- **PROVIDED MATERIAL**:
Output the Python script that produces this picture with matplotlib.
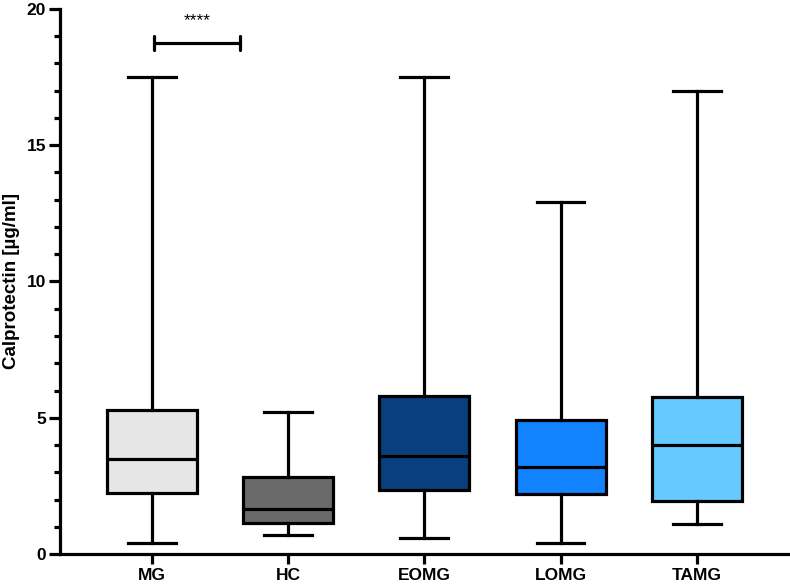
import matplotlib
matplotlib.use("Agg")
import matplotlib.pyplot as plt
from matplotlib.ticker import MultipleLocator

plt.rcParams["font.family"] = ["Liberation Sans", "DejaVu Sans"]
plt.rcParams["font.weight"] = "bold"

# Box summary (min/max whiskers)
groups = ["MG", "HC", "EOMG", "LOMG", "TAMG"]
whisk_lo = [0.4, 0.7, 0.6, 0.4, 1.1]
q1 = [2.25, 1.15, 2.35, 2.2, 1.95]
median = [3.5, 1.65, 3.6, 3.2, 4.0]
q3 = [5.28, 2.82, 5.8, 4.93, 5.77]
whisk_hi = [17.5, 5.2, 17.5, 12.9, 17.0]
colors = ["#e6e6e6", "#6a6a6a", "#083f7c", "#1282ff", "#66c9ff"]

# significance bracket MG vs HC
sig_x = [0.02, 0.65]
sig_y = 18.75
sig_text = "****"

fig = plt.figure(figsize=(7.9, 5.87), dpi=100)
ax = fig.add_axes([0.076, 0.056, 0.921, 0.929])

stats = []
for i, g in enumerate(groups):
    stats.append({
        "label": g, "whislo": whisk_lo[i], "q1": q1[i], "med": median[i],
        "q3": q3[i], "whishi": whisk_hi[i], "fliers": [],
    })

lw = 2.3
fs = 12.5
bp = ax.bxp(stats, positions=range(len(groups)), widths=0.66, patch_artist=True,
            showfliers=False,
            boxprops=dict(linewidth=lw, edgecolor="black"),
            medianprops=dict(linewidth=lw, color="black"),
            whiskerprops=dict(linewidth=lw, color="black"),
            capprops=dict(linewidth=lw, color="black"),
            capwidths=0.35)
for patch, c in zip(bp["boxes"], colors):
    patch.set_facecolor(c)

# bracket
cap = 0.27
ax.plot([sig_x[0], sig_x[1]], [sig_y, sig_y], color="black", lw=lw, solid_capstyle="butt")
for xv in sig_x:
    ax.plot([xv, xv], [sig_y - cap, sig_y + cap], color="black", lw=lw, solid_capstyle="round")
ax.text(sum(sig_x) / 2, sig_y + 0.55, sig_text, ha="center", va="bottom",
        fontsize=12.5, fontweight="normal")

ax.set_xlim(-0.673, 4.666)
ax.set_ylim(0, 20)
ax.yaxis.set_major_locator(MultipleLocator(5))
ax.yaxis.set_minor_locator(MultipleLocator(1))
ax.set_xticks(range(len(groups)))
ax.set_xticklabels(groups, fontsize=fs, fontweight="bold")
for lab in ax.get_yticklabels():
    lab.set_fontweight("bold")
ax.tick_params(axis="y", which="major", length=8, width=lw, labelsize=fs, pad=2)
ax.tick_params(axis="y", which="minor", length=4.5, width=lw)
ax.tick_params(axis="x", which="major", length=7, width=lw, labelsize=fs, pad=3)

ax.spines["top"].set_visible(False)
ax.spines["right"].set_visible(False)
ax.spines["left"].set_linewidth(lw)
ax.spines["bottom"].set_linewidth(lw)

ax.set_ylabel("Calprotectin [µg/ml]", fontsize=13.5, fontweight="bold", labelpad=5)

fig.savefig("out.png", dpi=100)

- **GIVEN EXERCISE**: Repeat the data exactly, without the pictures.

- **IN RESPONSE**:
Output the Python script that produces this picture with matplotlib.
import matplotlib
matplotlib.use("Agg")
import matplotlib.pyplot as plt
from matplotlib.ticker import MultipleLocator

plt.rcParams["font.family"] = ["Liberation Sans", "DejaVu Sans"]
plt.rcParams["font.weight"] = "bold"

# Box summary (min/max whiskers)
groups = ["MG", "HC", "EOMG", "LOMG", "TAMG"]
whisk_lo = [0.4, 0.7, 0.6, 0.4, 1.1]
q1 = [2.25, 1.15, 2.35, 2.2, 1.95]
median = [3.5, 1.65, 3.6, 3.2, 4.0]
q3 = [5.28, 2.82, 5.8, 4.93, 5.77]
whisk_hi = [17.5, 5.2, 17.5, 12.9, 17.0]
colors = ["#e6e6e6", "#6a6a6a", "#083f7c", "#1282ff", "#66c9ff"]

# significance bracket MG vs HC
sig_x = [0.02, 0.65]
sig_y = 18.75
sig_text = "****"

fig = plt.figure(figsize=(7.9, 5.87), dpi=100)
ax = fig.add_axes([0.076, 0.056, 0.921, 0.929])

stats = []
for i, g in enumerate(groups):
    stats.append({
        "label": g, "whislo": whisk_lo[i], "q1": q1[i], "med": median[i],
        "q3": q3[i], "whishi": whisk_hi[i], "fliers": [],
    })

lw = 2.3
fs = 12.5
bp = ax.bxp(stats, positions=range(len(groups)), widths=0.66, patch_artist=True,
            showfliers=False,
            boxprops=dict(linewidth=lw, edgecolor="black"),
            medianprops=dict(linewidth=lw, color="black"),
            whiskerprops=dict(linewidth=lw, color="black"),
            capprops=dict(linewidth=lw, color="black"),
            capwidths=0.35)
for patch, c in zip(bp["boxes"], colors):
    patch.set_facecolor(c)

# bracket
cap = 0.27
ax.plot([sig_x[0], sig_x[1]], [sig_y, sig_y], color="black", lw=lw, solid_capstyle="butt")
for xv in sig_x:
    ax.plot([xv, xv], [sig_y - cap, sig_y + cap], color="black", lw=lw, solid_capstyle="round")
ax.text(sum(sig_x) / 2, sig_y + 0.55, sig_text, ha="center", va="bottom",
        fontsize=12.5, fontweight="normal")

ax.set_xlim(-0.673, 4.666)
ax.set_ylim(0, 20)
ax.yaxis.set_major_locator(MultipleLocator(5))
ax.yaxis.set_minor_locator(MultipleLocator(1))
ax.set_xticks(range(len(groups)))
ax.set_xticklabels(groups, fontsize=fs, fontweight="bold")
for lab in ax.get_yticklabels():
    lab.set_fontweight("bold")
ax.tick_params(axis="y", which="major", length=8, width=lw, labelsize=fs, pad=2)
ax.tick_params(axis="y", which="minor", length=4.5, width=lw)
ax.tick_params(axis="x", which="major", length=7, width=lw, labelsize=fs, pad=3)

ax.spines["top"].set_visible(False)
ax.spines["right"].set_visible(False)
ax.spines["left"].set_linewidth(lw)
ax.spines["bottom"].set_linewidth(lw)

ax.set_ylabel("Calprotectin [µg/ml]", fontsize=13.5, fontweight="bold", labelpad=5)

fig.savefig("out.png", dpi=100)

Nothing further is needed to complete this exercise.